Dataset content:

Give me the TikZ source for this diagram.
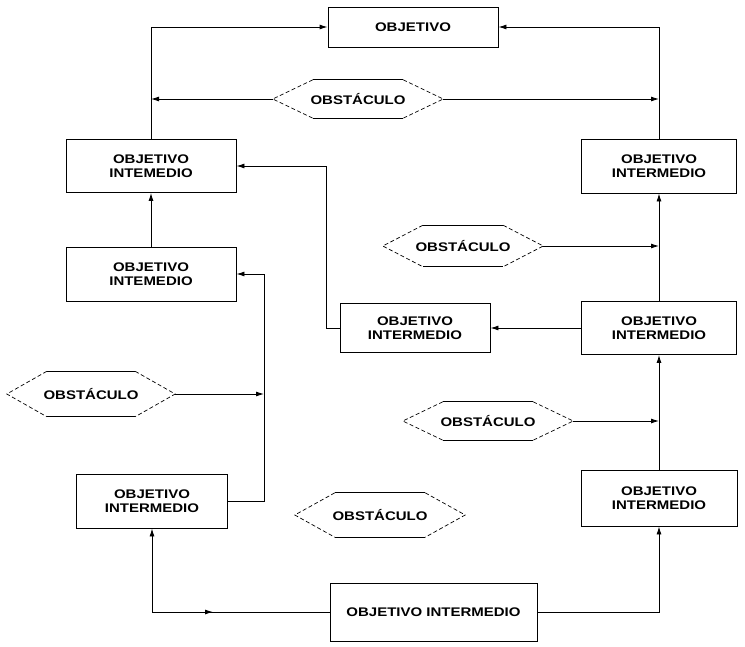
\documentclass[tikz,border=0pt]{standalone}
\usepackage{fontspec}
\newfontfamily\lblfont{Liberation Sans Bold}[FakeStretch=1.2]
\usetikzlibrary{arrows.meta,calc}

% flat edges of an obstacle hexagon are solid, slanted edges dashed
\newcommand\hexsides[1]{%
  \draw[flat] ([xshift=40pt]#1.north west) -- ([xshift=-40pt]#1.north east);
  \draw[flat] ([xshift=40pt]#1.south west) -- ([xshift=-40pt]#1.south east);
  \draw[slant] ([xshift=40pt]#1.north west) -- (#1.west) -- ([xshift=40pt]#1.south west);
  \draw[slant] ([xshift=-40pt]#1.north east) -- (#1.east) -- ([xshift=-40pt]#1.south east);}

\begin{document}
\begin{tikzpicture}[x=1pt,y=-1pt,
  lbl/.style={font=\lblfont\fontsize{12.5}{14}\selectfont, align=center, inner sep=0pt},
  box/.style={lbl, draw, line width=0.9pt},
  obst/.style={lbl, minimum width=170pt, minimum height=40pt},
  flat/.style={line width=1pt},
  slant/.style={line width=0.7pt, dash pattern=on 4pt off 2.5pt},
  conn/.style={line width=0.9pt},
  arr/.style={-{Latex[length=8pt,width=5pt]}}]
\useasboundingbox (0,0) rectangle (745,646);

% goal boxes
\node[box, minimum width=170pt, minimum height=40pt] (obj) at (413,27) {OBJETIVO};
\node[box, minimum width=170pt, minimum height=53pt] (l1) at (151,166) {OBJETIVO\\INTEMEDIO};
\node[box, minimum width=170pt, minimum height=54pt] (l2) at (151,274) {OBJETIVO\\INTEMEDIO};
\node[box, minimum width=151pt, minimum height=54pt] (l3) at (152,501) {OBJETIVO\\INTERMEDIO};
\node[box, minimum width=150pt, minimum height=49pt] (m) at (415,328) {OBJETIVO\\INTERMEDIO};
\node[box, minimum width=155pt, minimum height=54pt] (r1) at (659,166) {OBJETIVO\\INTERMEDIO};
\node[box, minimum width=155pt, minimum height=53pt] (r2) at (659,328) {OBJETIVO\\INTERMEDIO};
\node[box, minimum width=156pt, minimum height=56pt] (r3) at (659,498) {OBJETIVO\\INTERMEDIO};
\node[box, minimum width=207pt, minimum height=58pt] (b) at (433.5,612) {OBJETIVO INTERMEDIO};

% obstacles
\node[obst, minimum height=38pt] (o1) at (358,99) {OBSTÁCULO};
\node[obst, minimum width=160pt, minimum height=41pt] (o2) at (463,246) {OBSTÁCULO};
\node[obst, minimum width=168pt, minimum height=45pt] (o3) at (91,394) {OBSTÁCULO};
\node[obst, minimum height=38pt] (o4) at (488,421) {OBSTÁCULO};
\node[obst, minimum height=44pt] (o5) at (380,515) {OBSTÁCULO};
\hexsides{o1}
\hexsides{o2}
\hexsides{o3}
\hexsides{o4}
\hexsides{o5}

% helper points for bends
\coordinate (mbend) at (326,328);
\coordinate (lbend) at (264,501);
\coordinate (bmid) at (213,612);

% connectors
\draw[conn,arr] (l1.north) |- (obj.west);
\draw[conn,arr] (r1.north) |- (obj.east);
\draw[conn,arr] (o1.west) -- (o1.west -| l1.north);
\draw[conn,arr] (o1.east) -- (o1.east -| r1.north);
\draw[conn,arr] (l2.north) -- (l1.south);
\draw[conn,arr] (m.west) -- (mbend) |- (l1.east);
\draw[conn,arr] (r2.west) -- (m.east);
\draw[conn,arr] (r2.north) -- (r1.south);
\draw[conn,arr] (o2.east) -- (o2.east -| r1.south);
\draw[conn,arr] (l3.east) -- (lbend) |- (l2.east);
\draw[conn,arr] (o3.east) -- (o3.east -| lbend);
\draw[conn,arr] (r3.north) -- (r2.south);
\draw[conn,arr] (o4.east) -- (o4.east -| r2.south);
\draw[conn,arr] (b.west) -| (l3.south);
\draw[conn,arr] (b.west -| l3.south) -- (bmid);
\draw[conn,arr] (b.east) -| (r3.south);
\end{tikzpicture}
\end{document}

Requirements:
Repeat exactly and only the lines from the start of the data above through the line that holds "east) -- (#1.east)", inclusive. Pictures do not belong in the copy.

Finished exercise:
Give me the TikZ source for this diagram.
\documentclass[tikz,border=0pt]{standalone}
\usepackage{fontspec}
\newfontfamily\lblfont{Liberation Sans Bold}[FakeStretch=1.2]
\usetikzlibrary{arrows.meta,calc}

% flat edges of an obstacle hexagon are solid, slanted edges dashed
\newcommand\hexsides[1]{%
  \draw[flat] ([xshift=40pt]#1.north west) -- ([xshift=-40pt]#1.north east);
  \draw[flat] ([xshift=40pt]#1.south west) -- ([xshift=-40pt]#1.south east);
  \draw[slant] ([xshift=40pt]#1.north west) -- (#1.west) -- ([xshift=40pt]#1.south west);
  \draw[slant] ([xshift=-40pt]#1.north east) -- (#1.east) -- ([xshift=-40pt]#1.south east);}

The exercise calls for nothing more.